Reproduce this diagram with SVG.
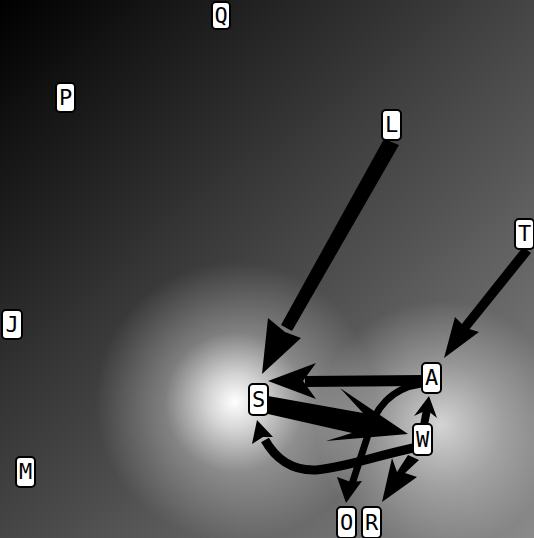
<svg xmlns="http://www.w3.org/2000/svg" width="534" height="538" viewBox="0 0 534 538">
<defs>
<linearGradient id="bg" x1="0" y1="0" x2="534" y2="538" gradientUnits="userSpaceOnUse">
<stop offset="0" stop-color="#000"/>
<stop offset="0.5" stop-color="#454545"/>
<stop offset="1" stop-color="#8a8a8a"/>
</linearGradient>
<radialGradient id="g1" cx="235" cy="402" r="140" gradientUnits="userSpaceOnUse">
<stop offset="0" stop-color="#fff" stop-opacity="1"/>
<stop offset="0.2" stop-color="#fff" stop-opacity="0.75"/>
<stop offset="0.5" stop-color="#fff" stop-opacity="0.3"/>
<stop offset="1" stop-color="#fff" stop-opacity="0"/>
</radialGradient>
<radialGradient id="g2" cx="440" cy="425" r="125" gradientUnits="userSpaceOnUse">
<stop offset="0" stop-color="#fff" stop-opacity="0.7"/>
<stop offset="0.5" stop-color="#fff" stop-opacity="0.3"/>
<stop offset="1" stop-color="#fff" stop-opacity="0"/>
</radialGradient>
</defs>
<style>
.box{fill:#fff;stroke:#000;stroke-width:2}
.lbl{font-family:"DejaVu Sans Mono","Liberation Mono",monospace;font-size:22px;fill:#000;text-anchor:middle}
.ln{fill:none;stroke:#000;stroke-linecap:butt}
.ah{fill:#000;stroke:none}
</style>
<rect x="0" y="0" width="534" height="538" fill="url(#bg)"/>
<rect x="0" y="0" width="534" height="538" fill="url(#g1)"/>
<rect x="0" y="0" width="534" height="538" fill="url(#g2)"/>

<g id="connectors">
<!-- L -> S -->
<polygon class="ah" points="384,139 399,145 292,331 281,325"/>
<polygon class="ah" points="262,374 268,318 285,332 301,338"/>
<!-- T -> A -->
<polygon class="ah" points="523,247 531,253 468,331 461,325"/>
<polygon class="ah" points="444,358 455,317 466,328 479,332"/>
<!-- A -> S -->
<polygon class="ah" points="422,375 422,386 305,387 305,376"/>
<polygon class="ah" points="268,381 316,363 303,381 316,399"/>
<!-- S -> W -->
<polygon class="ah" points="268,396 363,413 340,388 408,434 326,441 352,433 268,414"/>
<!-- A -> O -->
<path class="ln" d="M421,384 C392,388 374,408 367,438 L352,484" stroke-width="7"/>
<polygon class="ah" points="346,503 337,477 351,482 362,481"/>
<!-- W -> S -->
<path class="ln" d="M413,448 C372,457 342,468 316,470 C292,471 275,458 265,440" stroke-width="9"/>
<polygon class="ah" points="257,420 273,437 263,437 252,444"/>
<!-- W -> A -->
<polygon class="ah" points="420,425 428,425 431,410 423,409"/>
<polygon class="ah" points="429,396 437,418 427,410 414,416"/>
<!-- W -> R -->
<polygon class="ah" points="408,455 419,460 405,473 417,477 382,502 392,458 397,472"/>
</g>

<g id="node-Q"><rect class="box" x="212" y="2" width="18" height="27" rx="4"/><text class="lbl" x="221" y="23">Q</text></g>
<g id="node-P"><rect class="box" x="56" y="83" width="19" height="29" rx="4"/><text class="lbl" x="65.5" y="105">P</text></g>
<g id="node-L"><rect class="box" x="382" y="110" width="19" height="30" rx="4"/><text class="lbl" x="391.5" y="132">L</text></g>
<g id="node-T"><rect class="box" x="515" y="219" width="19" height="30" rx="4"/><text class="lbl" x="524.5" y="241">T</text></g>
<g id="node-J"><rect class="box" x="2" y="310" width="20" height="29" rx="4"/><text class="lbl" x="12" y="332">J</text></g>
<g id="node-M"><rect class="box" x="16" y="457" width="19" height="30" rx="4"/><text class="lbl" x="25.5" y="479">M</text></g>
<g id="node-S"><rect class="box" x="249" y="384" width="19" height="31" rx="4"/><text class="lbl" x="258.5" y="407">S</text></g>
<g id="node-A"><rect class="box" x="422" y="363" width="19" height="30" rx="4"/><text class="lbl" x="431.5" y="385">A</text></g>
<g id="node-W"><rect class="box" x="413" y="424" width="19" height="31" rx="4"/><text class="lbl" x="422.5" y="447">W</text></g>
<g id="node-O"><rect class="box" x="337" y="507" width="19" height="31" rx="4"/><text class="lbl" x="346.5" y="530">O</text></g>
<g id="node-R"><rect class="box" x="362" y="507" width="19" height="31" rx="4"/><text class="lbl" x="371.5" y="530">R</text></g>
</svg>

──────────────────────────────

Directions:
The data should be printed again unchanged; leave its pictures out.

Response:
Reproduce this diagram with SVG.
<svg xmlns="http://www.w3.org/2000/svg" width="534" height="538" viewBox="0 0 534 538">
<defs>
<linearGradient id="bg" x1="0" y1="0" x2="534" y2="538" gradientUnits="userSpaceOnUse">
<stop offset="0" stop-color="#000"/>
<stop offset="0.5" stop-color="#454545"/>
<stop offset="1" stop-color="#8a8a8a"/>
</linearGradient>
<radialGradient id="g1" cx="235" cy="402" r="140" gradientUnits="userSpaceOnUse">
<stop offset="0" stop-color="#fff" stop-opacity="1"/>
<stop offset="0.2" stop-color="#fff" stop-opacity="0.75"/>
<stop offset="0.5" stop-color="#fff" stop-opacity="0.3"/>
<stop offset="1" stop-color="#fff" stop-opacity="0"/>
</radialGradient>
<radialGradient id="g2" cx="440" cy="425" r="125" gradientUnits="userSpaceOnUse">
<stop offset="0" stop-color="#fff" stop-opacity="0.7"/>
<stop offset="0.5" stop-color="#fff" stop-opacity="0.3"/>
<stop offset="1" stop-color="#fff" stop-opacity="0"/>
</radialGradient>
</defs>
<style>
.box{fill:#fff;stroke:#000;stroke-width:2}
.lbl{font-family:"DejaVu Sans Mono","Liberation Mono",monospace;font-size:22px;fill:#000;text-anchor:middle}
.ln{fill:none;stroke:#000;stroke-linecap:butt}
.ah{fill:#000;stroke:none}
</style>
<rect x="0" y="0" width="534" height="538" fill="url(#bg)"/>
<rect x="0" y="0" width="534" height="538" fill="url(#g1)"/>
<rect x="0" y="0" width="534" height="538" fill="url(#g2)"/>

<g id="connectors">
<!-- L -> S -->
<polygon class="ah" points="384,139 399,145 292,331 281,325"/>
<polygon class="ah" points="262,374 268,318 285,332 301,338"/>
<!-- T -> A -->
<polygon class="ah" points="523,247 531,253 468,331 461,325"/>
<polygon class="ah" points="444,358 455,317 466,328 479,332"/>
<!-- A -> S -->
<polygon class="ah" points="422,375 422,386 305,387 305,376"/>
<polygon class="ah" points="268,381 316,363 303,381 316,399"/>
<!-- S -> W -->
<polygon class="ah" points="268,396 363,413 340,388 408,434 326,441 352,433 268,414"/>
<!-- A -> O -->
<path class="ln" d="M421,384 C392,388 374,408 367,438 L352,484" stroke-width="7"/>
<polygon class="ah" points="346,503 337,477 351,482 362,481"/>
<!-- W -> S -->
<path class="ln" d="M413,448 C372,457 342,468 316,470 C292,471 275,458 265,440" stroke-width="9"/>
<polygon class="ah" points="257,420 273,437 263,437 252,444"/>
<!-- W -> A -->
<polygon class="ah" points="420,425 428,425 431,410 423,409"/>
<polygon class="ah" points="429,396 437,418 427,410 414,416"/>
<!-- W -> R -->
<polygon class="ah" points="408,455 419,460 405,473 417,477 382,502 392,458 397,472"/>
</g>

<g id="node-Q"><rect class="box" x="212" y="2" width="18" height="27" rx="4"/><text class="lbl" x="221" y="23">Q</text></g>
<g id="node-P"><rect class="box" x="56" y="83" width="19" height="29" rx="4"/><text class="lbl" x="65.5" y="105">P</text></g>
<g id="node-L"><rect class="box" x="382" y="110" width="19" height="30" rx="4"/><text class="lbl" x="391.5" y="132">L</text></g>
<g id="node-T"><rect class="box" x="515" y="219" width="19" height="30" rx="4"/><text class="lbl" x="524.5" y="241">T</text></g>
<g id="node-J"><rect class="box" x="2" y="310" width="20" height="29" rx="4"/><text class="lbl" x="12" y="332">J</text></g>
<g id="node-M"><rect class="box" x="16" y="457" width="19" height="30" rx="4"/><text class="lbl" x="25.5" y="479">M</text></g>
<g id="node-S"><rect class="box" x="249" y="384" width="19" height="31" rx="4"/><text class="lbl" x="258.5" y="407">S</text></g>
<g id="node-A"><rect class="box" x="422" y="363" width="19" height="30" rx="4"/><text class="lbl" x="431.5" y="385">A</text></g>
<g id="node-W"><rect class="box" x="413" y="424" width="19" height="31" rx="4"/><text class="lbl" x="422.5" y="447">W</text></g>
<g id="node-O"><rect class="box" x="337" y="507" width="19" height="31" rx="4"/><text class="lbl" x="346.5" y="530">O</text></g>
<g id="node-R"><rect class="box" x="362" y="507" width="19" height="31" rx="4"/><text class="lbl" x="371.5" y="530">R</text></g>
</svg>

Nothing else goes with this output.